Written task:
Check every line of the data below for the string "with", and copy the ones that hold it.

Records from a data collection:
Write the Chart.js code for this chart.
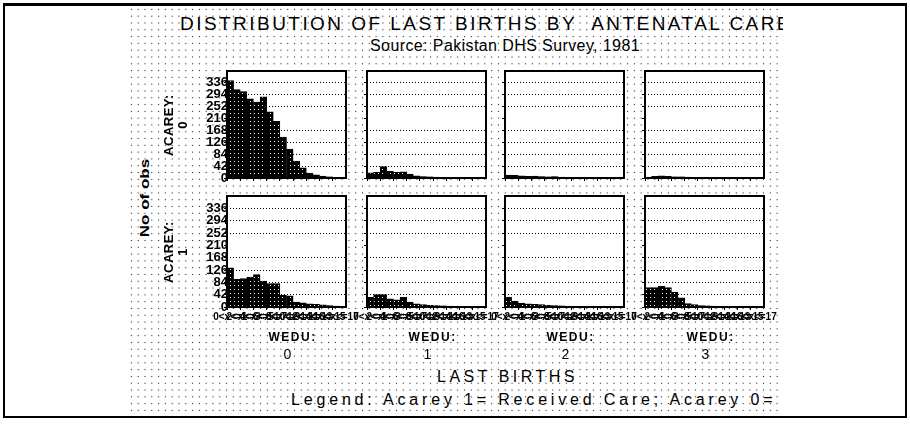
<!DOCTYPE html>
<html lang="en">
<head>
<meta charset="UTF-8">
<title>Distribution of last births by antenatal care</title>
<script src="https://cdn.jsdelivr.net/npm/chart.js@4.4.1/dist/chart.umd.min.js"></script>
<style>
  html, body { margin: 0; padding: 0; background: #fff; }
  body { width: 910px; height: 426px; position: relative; overflow: hidden;
         font-family: "Liberation Sans", Arial, sans-serif; color: #000; }
  .frame { position: absolute; left: 3px; top: 3px; width: 900px; height: 410px;
           border: 2px solid #000; border-top-width: 3px; }
  .dots { position: absolute; left: 128px; top: 6px; width: 655px; height: 407px; overflow: hidden;
          background-image: radial-gradient(circle, #222 0.55px, transparent 1px);
          background-size: 6.8px 6.8px; }
  .dots canvas { position: absolute; left: -128px; top: -6px; }
  .t { position: absolute; white-space: pre; line-height: 1; transform: translateY(-50%); }
  .rot { position: absolute; white-space: pre; line-height: 1.05; text-align: center;
         transform: translate(-50%, -50%) rotate(-90deg); }
</style>
</head>
<body>
<div class="frame"></div>
<div class="dots" id="plot">
  <div class="t" id="title" style="font-size:19px; left:52px; top:17px;">DISTRIBUTION OF LAST BIRTHS BY  ANTENATAL CARE</div>
  <div class="t" id="subtitle" style="font-size:16px; left:242px; top:40px;">Source: Pakistan DHS Survey, 1981</div>
  <div class="rot" style="font-size:17px; font-weight:bold; left:17px; top:192px; transform: translate(-50%,-50%) rotate(-90deg) scaleY(0.7);">No of obs</div>
  <div class="t" id="xtitle" style="font-size:16px; left:309px; top:371px;">LAST BIRTHS</div>
  <div class="t" id="legend" style="font-size:16px; left:163px; top:394px;">Legend: Acarey 1= Received Care; Acarey 0= No Care</div>
</div>

<script>
  // bins of the histogram (x axis), same for every panel
  const bins = ['0<x<=1', '1<x<=2', '2<x<=3', '3<x<=4', '4<x<=5', '5<x<=6', '6<x<=7', '7<x<=8', '8<x<=9',
                '9<x<=10', '10<x<=11', '11<x<=12', '12<x<=13', '13<x<=14', '14<x<=15', '15<x<=16', '16<x<=17', 'x>17'];
  const yTicks = [0, 42, 84, 126, 168, 210, 252, 294, 336];
  const yMax = 378;
  const weduLevels = ['0', '1', '2', '3'];
  const acareyLevels = ['0', '1'];

  // counts, one array per panel (acarey row x wedu column)
  const acarey0wedu0 = [344, 312, 305, 280, 268, 287, 234, 200, 145, 102, 60, 36, 17, 11, 7, 4, 2, 1];
  const acarey0wedu1 = [18, 20, 40, 24, 20, 22, 14, 8, 5, 4, 3, 2, 2, 1, 1, 1, 0, 0];
  const acarey0wedu2 = [10, 9, 8, 6, 7, 5, 4, 5, 3, 2, 2, 1, 1, 1, 0, 0, 0, 0];
  const acarey0wedu3 = [3, 6, 8, 6, 4, 4, 3, 2, 2, 1, 1, 1, 0, 0, 0, 0, 0, 0];
  const acarey1wedu0 = [133, 94, 97, 102, 110, 88, 80, 80, 40, 38, 17, 14, 11, 9, 7, 5, 3, 2];
  const acarey1wedu1 = [33, 42, 42, 28, 24, 33, 17, 11, 8, 6, 5, 4, 3, 2, 2, 1, 1, 0];
  const acarey1wedu2 = [34, 19, 13, 11, 9, 8, 6, 5, 4, 3, 2, 2, 1, 1, 1, 0, 0, 0];
  const acarey1wedu3 = [66, 66, 70, 66, 51, 31, 12, 8, 5, 4, 3, 2, 1, 1, 0, 0, 0, 0];

  const panels = [
    [acarey0wedu0, acarey0wedu1, acarey0wedu2, acarey0wedu3],
    [acarey1wedu0, acarey1wedu1, acarey1wedu2, acarey1wedu3]
  ];

  // panel geometry
  const colLeft = [227, 367, 505, 645];
  const panelW = 119;
  const rowTop = [71, 196];
  const rowH = [107, 111];
  const W = 910, H = 426;

  // black fill with white specks, like the scanned hatch
  function hatch() {
    const c = document.createElement('canvas');
    c.width = 4; c.height = 4;
    const g = c.getContext('2d');
    g.fillStyle = '#000';
    g.fillRect(0, 0, 4, 4);
    g.fillStyle = '#fff';
    g.fillRect(2, 1, 1, 1);
    return g.createPattern(c, 'repeat');
  }
  const pattern = hatch();

  const framePlugin = {
    id: 'frame',
    beforeDraw(chart) {
      const a = chart.chartArea, ctx = chart.ctx;
      ctx.save();
      ctx.fillStyle = '#fff';
      ctx.fillRect(a.left, a.top, a.right - a.left, a.bottom - a.top);
      ctx.restore();
    },
    afterDraw(chart) {
      const a = chart.chartArea, ctx = chart.ctx;
      ctx.save();
      ctx.lineWidth = 2;
      ctx.strokeStyle = '#000';
      ctx.strokeRect(a.left, a.top, a.right - a.left, a.bottom - a.top);
      ctx.restore();
    }
  };

  const plot = document.getElementById('plot');

  function drawPanel(row, col) {
    const canvas = document.createElement('canvas');
    canvas.width = W;
    canvas.height = H;
    plot.appendChild(canvas);

    const yW = col === 0 ? 30 : 4;
    const xH = row === 1 ? 18 : 4;
    const left = colLeft[col], top = rowTop[row];

    new Chart(canvas, {
      type: 'bar',
      data: {
        labels: bins,
        datasets: [{
          data: panels[row][col],
          backgroundColor: pattern,
          borderColor: '#000',
          borderWidth: 1,
          barPercentage: 1,
          categoryPercentage: 1
        }]
      },
      plugins: [framePlugin],
      options: {
        responsive: false,
        animation: false,
        devicePixelRatio: 1,
        layout: {
          autoPadding: false,
          padding: { left: left - yW, top: top, right: W - left - panelW, bottom: H - top - rowH[row] - xH }
        },
        plugins: { legend: { display: false }, tooltip: { enabled: false } },
        scales: {
          x: {
            offset: true,
            border: { display: false },
            grid: {
              drawOnChartArea: false,
              offset: true,
              tickLength: 3,
              tickColor: (c) => c.index % 2 === 0 ? '#000' : 'rgba(0,0,0,0)'
            },
            ticks: {
              display: row === 1,
              autoSkip: false,
              maxRotation: 0,
              minRotation: 0,
              padding: 1,
              color: '#000',
              font: { family: 'Liberation Sans', size: 10, weight: 'bold' },
              callback: (v, i) => i % 2 === 0 ? bins[i] : ''
            },
            afterFit: (s) => { s.height = xH; }
          },
          y: {
            min: 0,
            max: yMax,
            border: { display: false, dash: [1, 2] },
            afterBuildTicks: (s) => { s.ticks = yTicks.map(v => ({ value: v })); },
            grid: {
              color: (c) => (c.tick && c.tick.value === 210) ? 'rgba(0,0,0,0)' : '#000',
              tickColor: '#000',
              tickLength: 3,
              lineWidth: 1
            },
            ticks: {
              display: col === 0,
              autoSkip: false,
              padding: -4,
              color: '#000',
              font: { family: 'Liberation Sans', size: 13, weight: 'bold' }
            },
            afterFit: (s) => { s.width = yW; }
          }
        }
      }
    });
  }

  for (let r = 0; r < 2; r++) {
    for (let c = 0; c < 4; c++) drawPanel(r, c);
  }

  // row labels (rotated) and column labels
  function addText(cls, text, x, y, style) {
    const el = document.createElement('div');
    el.className = cls;
    el.textContent = text;
    el.style.left = (x - 128) + 'px';
    el.style.top = (y - 6) + 'px';
    Object.assign(el.style, style || {});
    plot.appendChild(el);
    return el;
  }
  acareyLevels.forEach((v, r) => {
    addText('rot', 'ACAREY:\n' + v, 176, rowTop[r] + rowH[r] / 2,
      { fontSize: '13px', fontWeight: 'bold', letterSpacing: '0.5px' });
  });
  weduLevels.forEach((v, c) => {
    const cx = colLeft[c] + panelW / 2;
    addText('t', 'WEDU:', cx - 18, 337, { fontSize: '12px', fontWeight: 'bold', letterSpacing: '1.5px' });
    addText('t', v, cx - 3, 354, { fontSize: '14px' });
  });

  // spread header/footer text to the widths seen in the reference
  function fit(id, width) {
    const el = document.getElementById(id);
    const n = el.textContent.length;
    const natural = el.getBoundingClientRect().width;
    el.style.letterSpacing = ((width - natural) / n) + 'px';
  }
  fit('title', 612);
  fit('subtitle', 270);
  fit('xtitle', 141);
  fit('legend', 580);
</script>
</body>
</html>
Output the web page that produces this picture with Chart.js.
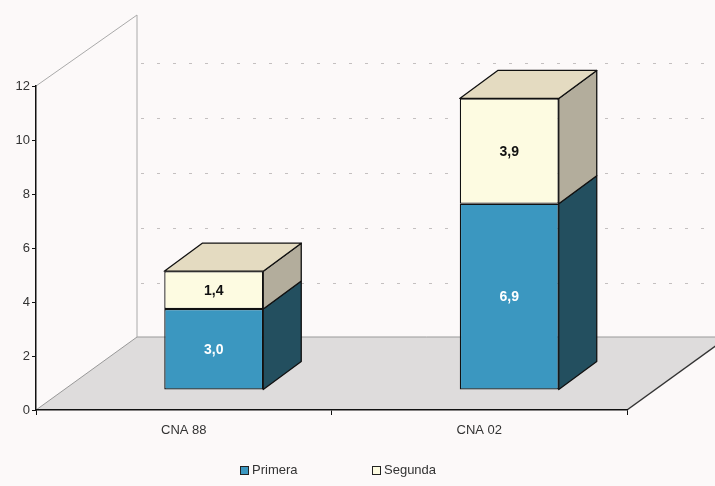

Output for this task:
  // black fill with white specks, like the scanned hatch
Output the web page that produces this picture with Chart.js.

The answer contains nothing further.